▸ **Aim**
Without the pictures, return all of the material exactly as written.

▸ **Collected material**
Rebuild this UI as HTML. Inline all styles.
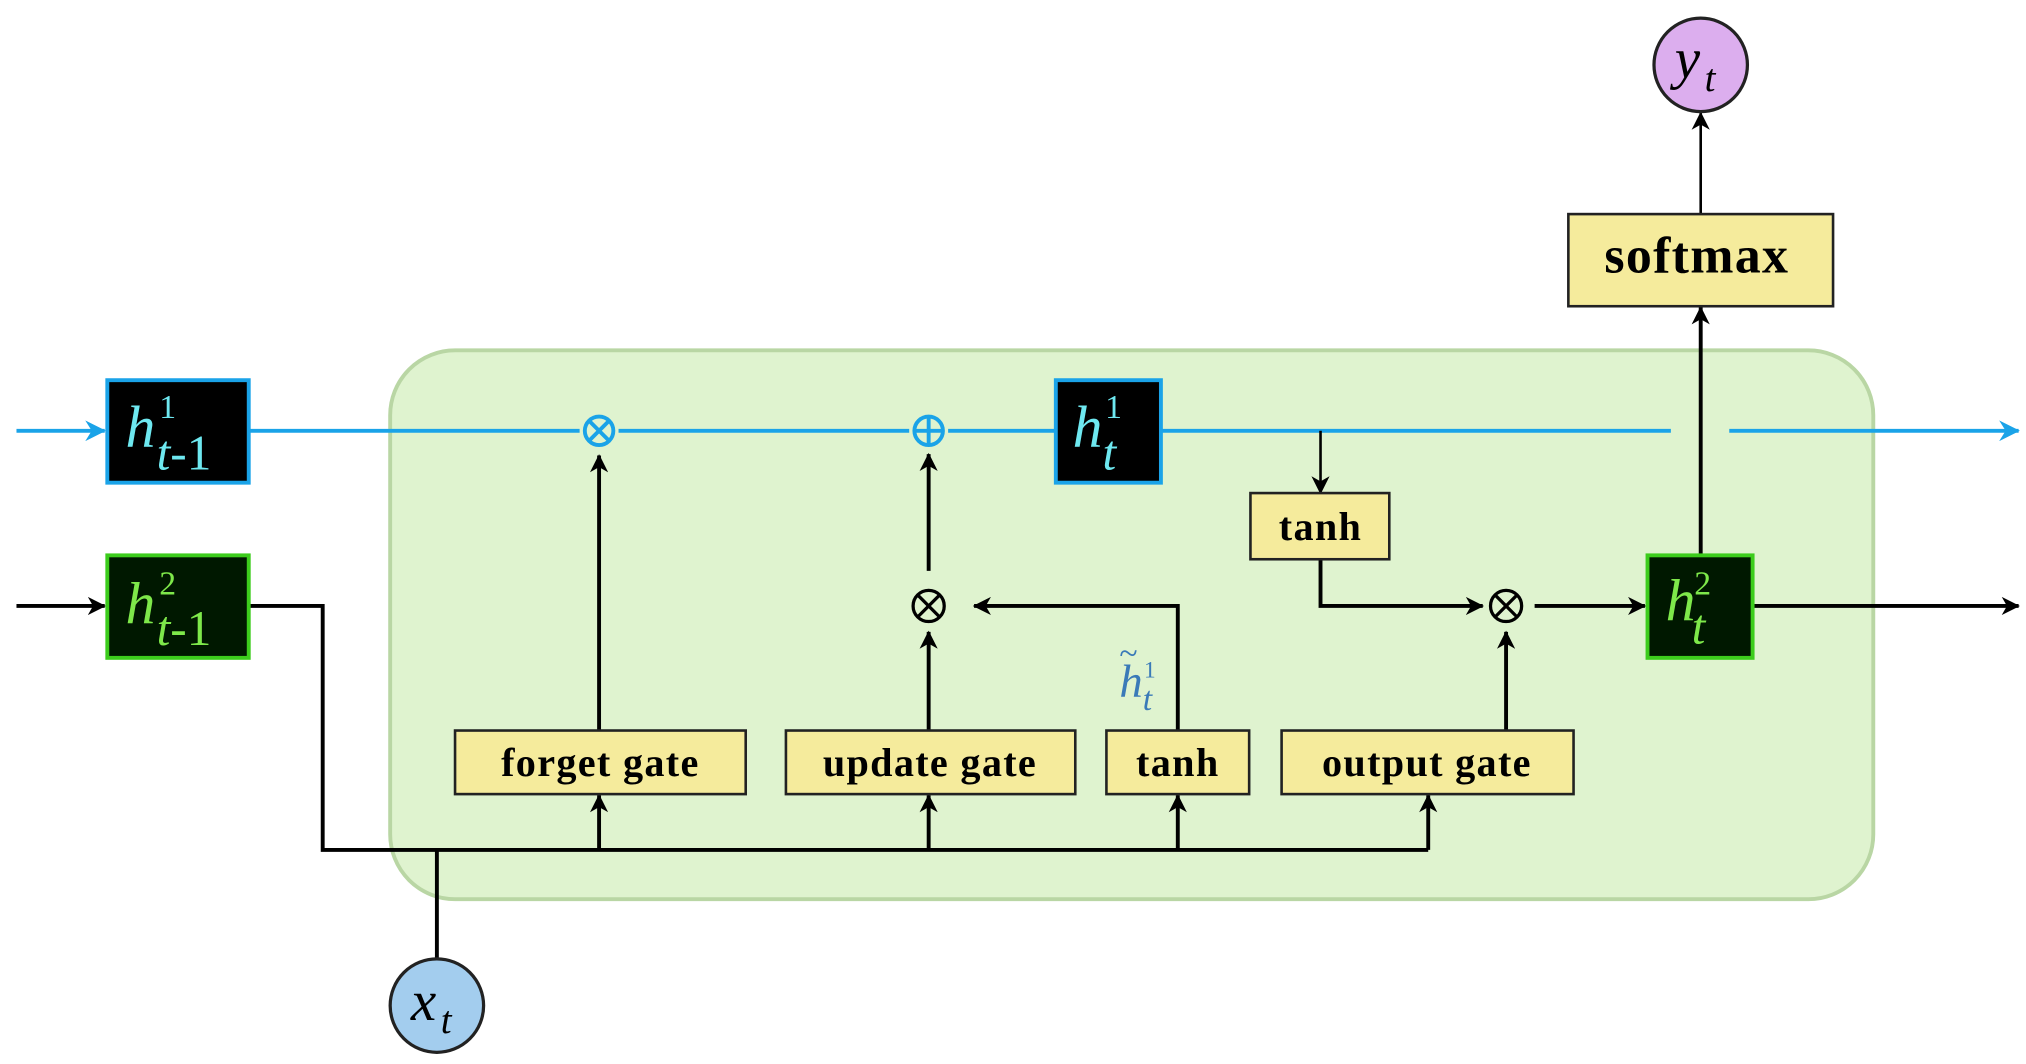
<!DOCTYPE html>
<html><head><meta charset="utf-8"><style>html,body{margin:0;padding:0;background:#fff}svg{display:block}</style></head>
<body>
<svg width="2026" height="1064" viewBox="0 0 1560 820" xmlns="http://www.w3.org/2000/svg">
<defs>
<marker id="ab" markerWidth="14" markerHeight="14" refX="13" refY="7" orient="auto" markerUnits="userSpaceOnUse"><path d="M0,0 L14,7 L0,14 L4,7 Z" fill="#000"/></marker>
<marker id="abl" markerWidth="16" markerHeight="16" refX="15" refY="8" orient="auto" markerUnits="userSpaceOnUse"><path d="M0,0 L16,8 L0,16 L5,8 Z" fill="#1aa3e8"/></marker>
</defs>
<rect x="300" y="270" width="1143" height="423" rx="50" fill="#dff3cf" stroke="#b9d6a4" stroke-width="3"/>
<g stroke="#1aa3e8" stroke-width="3" fill="none">
<line x1="12" y1="332" x2="80" y2="332" marker-end="url(#abl)"/>
<line x1="192" y1="332" x2="446" y2="332"/>
<line x1="476" y1="332" x2="700" y2="332"/>
<line x1="730" y1="332" x2="812" y2="332"/>
<line x1="894" y1="332" x2="1287" y2="332"/>
<line x1="1332" y1="332" x2="1555" y2="332" marker-end="url(#abl)"/>
<circle cx="461" cy="332" r="11"/><line x1="453" y1="324" x2="469" y2="340"/><line x1="469" y1="324" x2="453" y2="340"/>
<circle cx="715" cy="332" r="11"/><line x1="704" y1="332" x2="726" y2="332"/><line x1="715" y1="321" x2="715" y2="343"/>
</g>
<g stroke="#000" stroke-width="3" fill="none">
<line x1="12" y1="467" x2="80" y2="467" marker-end="url(#ab)"/>
<polyline points="192,467 248,467 248,655 1100,655"/>
<line x1="336" y1="655" x2="336" y2="739"/>
<line x1="461" y1="655" x2="461" y2="613" marker-end="url(#ab)"/>
<line x1="715" y1="655" x2="715" y2="613" marker-end="url(#ab)"/>
<line x1="907" y1="655" x2="907" y2="613" marker-end="url(#ab)"/>
<line x1="1100" y1="655" x2="1100" y2="613" marker-end="url(#ab)"/>
<line x1="461" y1="563" x2="461" y2="351" marker-end="url(#ab)"/>
<line x1="715" y1="563" x2="715" y2="487" marker-end="url(#ab)"/>
<line x1="715" y1="440" x2="715" y2="350" marker-end="url(#ab)"/>
<polyline points="907,563 907,467 750,467" marker-end="url(#ab)"/>
<line x1="1017" y1="332" x2="1017" y2="380" stroke-width="2" marker-end="url(#ab)"/>
<polyline points="1017,431 1017,467 1142,467" marker-end="url(#ab)"/>
<line x1="1160" y1="563" x2="1160" y2="487" marker-end="url(#ab)"/>
<line x1="1182" y1="467" x2="1267" y2="467" marker-end="url(#ab)"/>
<line x1="1350" y1="467" x2="1555" y2="467" marker-end="url(#ab)"/>
<line x1="1310" y1="427" x2="1310" y2="237" marker-end="url(#ab)"/>
<line x1="1310" y1="165" x2="1310" y2="87" stroke-width="2" marker-end="url(#ab)"/>
<circle cx="715" cy="467" r="12" stroke-width="2.5"/><line x1="707" y1="459" x2="723" y2="475" stroke-width="2.5"/><line x1="723" y1="459" x2="707" y2="475" stroke-width="2.5"/>
<circle cx="1160" cy="467" r="12" stroke-width="2.5"/><line x1="1152" y1="459" x2="1168" y2="475" stroke-width="2.5"/><line x1="1168" y1="459" x2="1152" y2="475" stroke-width="2.5"/>
</g>
<rect x="82" y="293" width="109" height="79" fill="#000" stroke="#1aa3e8" stroke-width="3"/>
<rect x="813" y="293" width="81" height="79" fill="#000" stroke="#1aa3e8" stroke-width="3"/>
<rect x="82" y="428" width="109" height="79" fill="#001800" stroke="#3ccc1c" stroke-width="3"/>
<rect x="1269" y="428" width="81" height="79" fill="#001800" stroke="#3ccc1c" stroke-width="3"/>
<g font-family="Liberation Serif, serif" font-style="italic">
<text x="96" y="344" font-size="46" fill="#6ee8f0">h</text><text x="122" y="322" font-size="26" font-style="normal" fill="#6ee8f0">1</text><text x="120" y="362" font-size="38" fill="#6ee8f0">t<tspan font-style="normal">-1</tspan></text>
<text x="826" y="344" font-size="46" fill="#6ee8f0">h</text><text x="851" y="322" font-size="26" font-style="normal" fill="#6ee8f0">1</text><text x="849" y="362" font-size="38" fill="#6ee8f0">t</text>
<text x="96" y="480" font-size="46" fill="#7ee84a">h</text><text x="122" y="458" font-size="26" font-style="normal" fill="#7ee84a">2</text><text x="120" y="497" font-size="38" fill="#7ee84a">t<tspan font-style="normal">-1</tspan></text>
<text x="1283" y="478" font-size="46" fill="#7ee84a">h</text><text x="1305" y="458" font-size="26" font-style="normal" fill="#7ee84a">2</text><text x="1303" y="496" font-size="38" fill="#7ee84a">t</text>
<text x="862" y="537" font-size="36" fill="#3a7ab8">h</text><text x="862" y="512" font-size="26" font-style="normal" fill="#3a7ab8">~</text><text x="881" y="522" font-size="18" font-style="normal" fill="#3a7ab8">1</text><text x="880" y="547" font-size="26" fill="#3a7ab8">t</text>
</g>
<g fill="#f5eb9c" stroke="#222" stroke-width="2">
<rect x="350" y="563" width="224" height="49"/>
<rect x="605" y="563" width="223" height="49"/>
<rect x="852" y="563" width="110" height="49"/>
<rect x="987" y="563" width="225" height="49"/>
<rect x="963" y="380" width="107" height="51"/>
<rect x="1208" y="165" width="204" height="71"/>
</g>
<g font-family="Liberation Serif, serif" font-weight="bold" font-size="31" fill="#000" text-anchor="middle" letter-spacing="1">
<text x="462" y="598">forget gate</text>
<text x="716" y="598">update gate</text>
<text x="907" y="598">tanh</text>
<text x="1099" y="598">output gate</text>
<text x="1017" y="416">tanh</text>
<text x="1307" y="210" font-size="40">softmax</text>
</g>
<circle cx="336" cy="775" r="36" fill="#a3cdee" stroke="#222" stroke-width="2.5"/>
<circle cx="1310" cy="50" r="36" fill="#dcaeee" stroke="#222" stroke-width="2.5"/>
<g font-family="Liberation Serif, serif" font-style="italic" fill="#000">
<text x="316" y="786" font-size="44">x</text><text x="339" y="796" font-size="30">t</text>
<text x="1290" y="60" font-size="44">y</text><text x="1313" y="70" font-size="30">t</text>
</g>
</svg>
</body></html>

▸ **Response**
Rebuild this UI as HTML. Inline all styles.
<!DOCTYPE html>
<html><head><meta charset="utf-8"><style>html,body{margin:0;padding:0;background:#fff}svg{display:block}</style></head>
<body>
<svg width="2026" height="1064" viewBox="0 0 1560 820" xmlns="http://www.w3.org/2000/svg">
<defs>
<marker id="ab" markerWidth="14" markerHeight="14" refX="13" refY="7" orient="auto" markerUnits="userSpaceOnUse"><path d="M0,0 L14,7 L0,14 L4,7 Z" fill="#000"/></marker>
<marker id="abl" markerWidth="16" markerHeight="16" refX="15" refY="8" orient="auto" markerUnits="userSpaceOnUse"><path d="M0,0 L16,8 L0,16 L5,8 Z" fill="#1aa3e8"/></marker>
</defs>
<rect x="300" y="270" width="1143" height="423" rx="50" fill="#dff3cf" stroke="#b9d6a4" stroke-width="3"/>
<g stroke="#1aa3e8" stroke-width="3" fill="none">
<line x1="12" y1="332" x2="80" y2="332" marker-end="url(#abl)"/>
<line x1="192" y1="332" x2="446" y2="332"/>
<line x1="476" y1="332" x2="700" y2="332"/>
<line x1="730" y1="332" x2="812" y2="332"/>
<line x1="894" y1="332" x2="1287" y2="332"/>
<line x1="1332" y1="332" x2="1555" y2="332" marker-end="url(#abl)"/>
<circle cx="461" cy="332" r="11"/><line x1="453" y1="324" x2="469" y2="340"/><line x1="469" y1="324" x2="453" y2="340"/>
<circle cx="715" cy="332" r="11"/><line x1="704" y1="332" x2="726" y2="332"/><line x1="715" y1="321" x2="715" y2="343"/>
</g>
<g stroke="#000" stroke-width="3" fill="none">
<line x1="12" y1="467" x2="80" y2="467" marker-end="url(#ab)"/>
<polyline points="192,467 248,467 248,655 1100,655"/>
<line x1="336" y1="655" x2="336" y2="739"/>
<line x1="461" y1="655" x2="461" y2="613" marker-end="url(#ab)"/>
<line x1="715" y1="655" x2="715" y2="613" marker-end="url(#ab)"/>
<line x1="907" y1="655" x2="907" y2="613" marker-end="url(#ab)"/>
<line x1="1100" y1="655" x2="1100" y2="613" marker-end="url(#ab)"/>
<line x1="461" y1="563" x2="461" y2="351" marker-end="url(#ab)"/>
<line x1="715" y1="563" x2="715" y2="487" marker-end="url(#ab)"/>
<line x1="715" y1="440" x2="715" y2="350" marker-end="url(#ab)"/>
<polyline points="907,563 907,467 750,467" marker-end="url(#ab)"/>
<line x1="1017" y1="332" x2="1017" y2="380" stroke-width="2" marker-end="url(#ab)"/>
<polyline points="1017,431 1017,467 1142,467" marker-end="url(#ab)"/>
<line x1="1160" y1="563" x2="1160" y2="487" marker-end="url(#ab)"/>
<line x1="1182" y1="467" x2="1267" y2="467" marker-end="url(#ab)"/>
<line x1="1350" y1="467" x2="1555" y2="467" marker-end="url(#ab)"/>
<line x1="1310" y1="427" x2="1310" y2="237" marker-end="url(#ab)"/>
<line x1="1310" y1="165" x2="1310" y2="87" stroke-width="2" marker-end="url(#ab)"/>
<circle cx="715" cy="467" r="12" stroke-width="2.5"/><line x1="707" y1="459" x2="723" y2="475" stroke-width="2.5"/><line x1="723" y1="459" x2="707" y2="475" stroke-width="2.5"/>
<circle cx="1160" cy="467" r="12" stroke-width="2.5"/><line x1="1152" y1="459" x2="1168" y2="475" stroke-width="2.5"/><line x1="1168" y1="459" x2="1152" y2="475" stroke-width="2.5"/>
</g>
<rect x="82" y="293" width="109" height="79" fill="#000" stroke="#1aa3e8" stroke-width="3"/>
<rect x="813" y="293" width="81" height="79" fill="#000" stroke="#1aa3e8" stroke-width="3"/>
<rect x="82" y="428" width="109" height="79" fill="#001800" stroke="#3ccc1c" stroke-width="3"/>
<rect x="1269" y="428" width="81" height="79" fill="#001800" stroke="#3ccc1c" stroke-width="3"/>
<g font-family="Liberation Serif, serif" font-style="italic">
<text x="96" y="344" font-size="46" fill="#6ee8f0">h</text><text x="122" y="322" font-size="26" font-style="normal" fill="#6ee8f0">1</text><text x="120" y="362" font-size="38" fill="#6ee8f0">t<tspan font-style="normal">-1</tspan></text>
<text x="826" y="344" font-size="46" fill="#6ee8f0">h</text><text x="851" y="322" font-size="26" font-style="normal" fill="#6ee8f0">1</text><text x="849" y="362" font-size="38" fill="#6ee8f0">t</text>
<text x="96" y="480" font-size="46" fill="#7ee84a">h</text><text x="122" y="458" font-size="26" font-style="normal" fill="#7ee84a">2</text><text x="120" y="497" font-size="38" fill="#7ee84a">t<tspan font-style="normal">-1</tspan></text>
<text x="1283" y="478" font-size="46" fill="#7ee84a">h</text><text x="1305" y="458" font-size="26" font-style="normal" fill="#7ee84a">2</text><text x="1303" y="496" font-size="38" fill="#7ee84a">t</text>
<text x="862" y="537" font-size="36" fill="#3a7ab8">h</text><text x="862" y="512" font-size="26" font-style="normal" fill="#3a7ab8">~</text><text x="881" y="522" font-size="18" font-style="normal" fill="#3a7ab8">1</text><text x="880" y="547" font-size="26" fill="#3a7ab8">t</text>
</g>
<g fill="#f5eb9c" stroke="#222" stroke-width="2">
<rect x="350" y="563" width="224" height="49"/>
<rect x="605" y="563" width="223" height="49"/>
<rect x="852" y="563" width="110" height="49"/>
<rect x="987" y="563" width="225" height="49"/>
<rect x="963" y="380" width="107" height="51"/>
<rect x="1208" y="165" width="204" height="71"/>
</g>
<g font-family="Liberation Serif, serif" font-weight="bold" font-size="31" fill="#000" text-anchor="middle" letter-spacing="1">
<text x="462" y="598">forget gate</text>
<text x="716" y="598">update gate</text>
<text x="907" y="598">tanh</text>
<text x="1099" y="598">output gate</text>
<text x="1017" y="416">tanh</text>
<text x="1307" y="210" font-size="40">softmax</text>
</g>
<circle cx="336" cy="775" r="36" fill="#a3cdee" stroke="#222" stroke-width="2.5"/>
<circle cx="1310" cy="50" r="36" fill="#dcaeee" stroke="#222" stroke-width="2.5"/>
<g font-family="Liberation Serif, serif" font-style="italic" fill="#000">
<text x="316" y="786" font-size="44">x</text><text x="339" y="796" font-size="30">t</text>
<text x="1290" y="60" font-size="44">y</text><text x="1313" y="70" font-size="30">t</text>
</g>
</svg>
</body></html>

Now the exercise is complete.